Abrió los ojos y por una abertura de apenas un dedo de ancho vio asomar un garfio curvado, largo como su mano, con aspecto de pertenecer a un insecto. Le siguió otro… y la puerta comenzó a entreabrirse. Lirael acercó la boca al silbato y el eco de su agudo silbido se oyó a lo largo de toda la espiral. Pero no había nadie que lo oyera, y cuando metió la mano en el bolsillo donde guardaba el ratón, encontró una extraña estatuilla de piedra suave en lugar del cuerpo plateado y conocido del ratón.

La puerta se agitó y la abertura aumentó, la criatura estaba consiguiendo vencer el hechizo que intentaba mantenerla cerrada. Lirael clavó la vista en ella sin saber qué hacer. Miró nerviosamente a ambos extremos del corredor, como si por ahí fuera a llegar una ayuda inesperada.

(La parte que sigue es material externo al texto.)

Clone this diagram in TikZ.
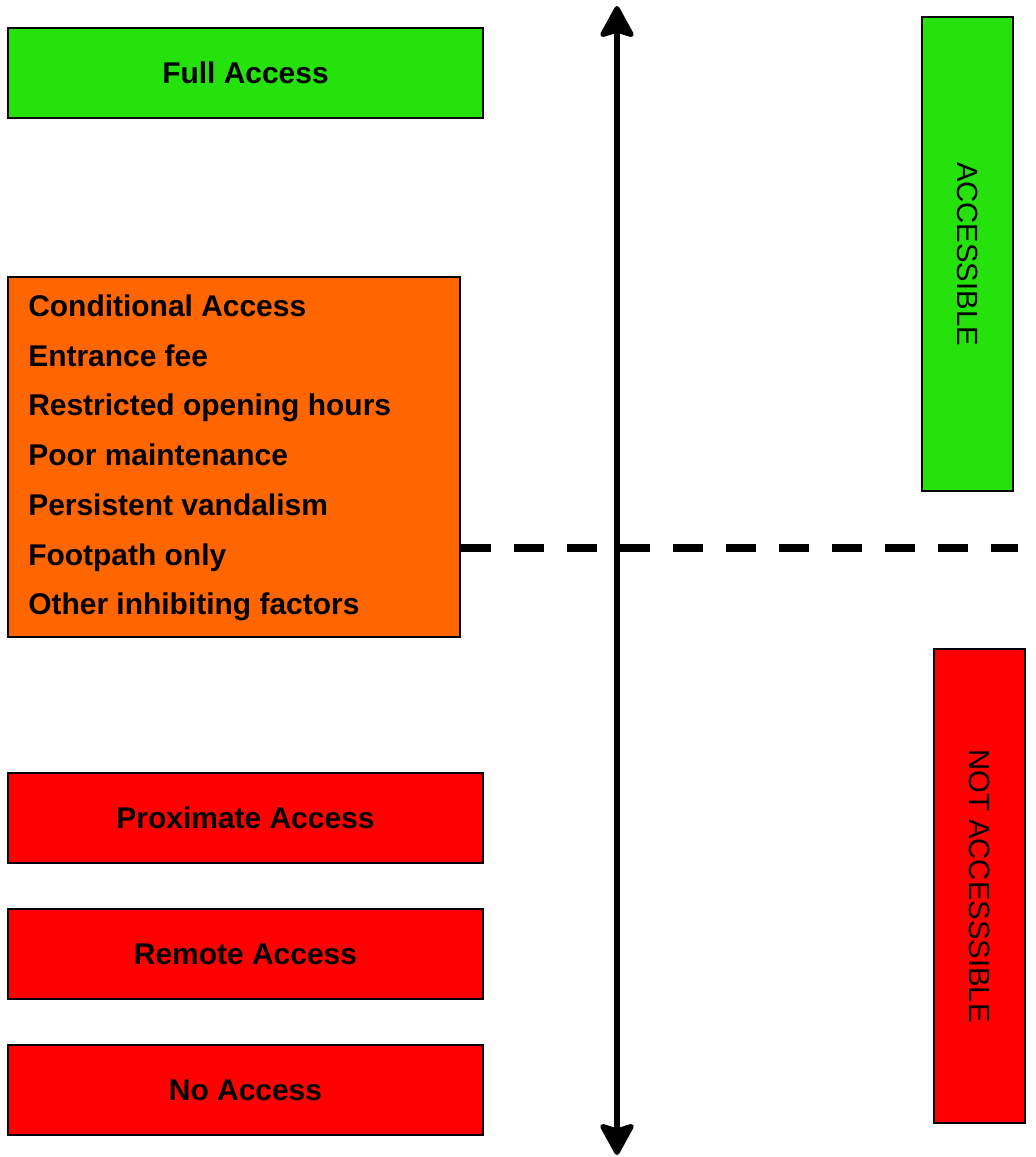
\documentclass[tikz,border=0pt]{standalone}
\usepackage{fontspec}
\setmainfont{Liberation Sans}
\usetikzlibrary{arrows.meta}
\definecolor{accgreen}{RGB}{38,226,12}
\definecolor{condorange}{RGB}{255,102,0}
\definecolor{noaccred}{RGB}{255,0,0}
\tikzset{levelbox/.style={draw, line width=1.4pt, minimum width=11.875cm, minimum height=2.25cm,
    inner sep=0pt, font=\fontsize{21.3}{25}\selectfont\bfseries}}
\tikzset{sidebar/.style={draw, line width=1.4pt, rotate=-90, minimum width=11.85cm, minimum height=2.275cm,
    inner sep=0pt, font=\fontsize{20.8}{24}\selectfont}}
\tikzset{axis/.style={line width=3.6pt, {Stealth[length=25pt, width=27pt, inset=4pt, round]}-{Stealth[length=25pt, width=27pt, inset=4pt, round]}}}
\tikzset{divide/.style={line width=5.2pt, dash pattern=on 21.3pt off 16.4pt}}

\begin{document}
\begin{tikzpicture}[x=0.025cm, y=-0.025cm]
    \useasboundingbox (0,0) rectangle (1036,1157);

    % Levels of access
    \node[levelbox, fill=accgreen] (full) at (245.5,73) {Full Access};
    \node[levelbox, fill=condorange, minimum width=11.3cm, minimum height=9cm] (cond) at (234,457) {};
    \node[anchor=west, align=left, inner sep=0pt, font=\fontsize{21.3}{35.35}\selectfont\bfseries] (condtext) at (28,458)
        {Conditional Access\\Entrance fee\\Restricted opening hours\\Poor maintenance\\Persistent vandalism\\Footpath only\\Other inhibiting factors};
    \node[levelbox, fill=noaccred] (prox) at (245.5,818) {Proximate Access};
    \node[levelbox, fill=noaccred] (remote) at (245.5,954) {Remote Access};
    \node[levelbox, fill=noaccred] (none) at (245.5,1090) {No Access};

    % Side labels
    \node[sidebar, fill=accgreen] (acc) at (967.5,254) {ACCESSIBLE};
    \node[sidebar, fill=noaccred] (notacc) at (979.5,886) {NOT ACCESSSIBLE};

    % Divide
    \coordinate (divR) at (1018,548);
    \draw[divide] (cond.east |- divR) -- (divR);

    % Scale
    \coordinate (axtop) at (617,6);
    \coordinate (axbot) at (617,1155);
    \draw[axis] (axtop) -- (axbot);
\end{tikzpicture}
\end{document}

No tuvo esa suerte y en lo único que atinó a pensar fue en que debía impedir que aquel engendro llegase a la espiral principal. Le vinieron a la mente las palabras de las bibliotecarias sobre el sacrificio y las imágenes de su triste ascenso por la escalera del monte Estrella de hacía apenas unos meses. Ahora que la muerte se convertía en algo probable, se dio cuenta de que deseaba fervientemente seguir viva.

Pese a todo, Lirael sabía lo que debía hacer. Se concentró y buscó la ayuda del Gremio. De allí, del infinito fluir, extrajo todas las señales que conocía para romper y destruir, para quemar y hacer saltar por los aires, para bloquear, impedir y cerrar. Le inundaron la mente, más brillantes y cegadoras que cualquier luz, tan fuertes que apenas lograba dominarlas para tejer con ellas un hechizo. No supo cómo, pero consiguió manejarlas a su antojo y juntarlas en una sola marca maestra, una señal muy poderosa que nunca antes se había atrevido a utilizar. Cuando el hechizo estuvo dispuesto, contenido apenas por su voluntad, Lirael tuvo el gesto más valiente de su vida. Con una mano tocó la puerta, con la otra, el garfio de la criatura y pronunció la seña maestra del Gremio para lanzar el hechizo.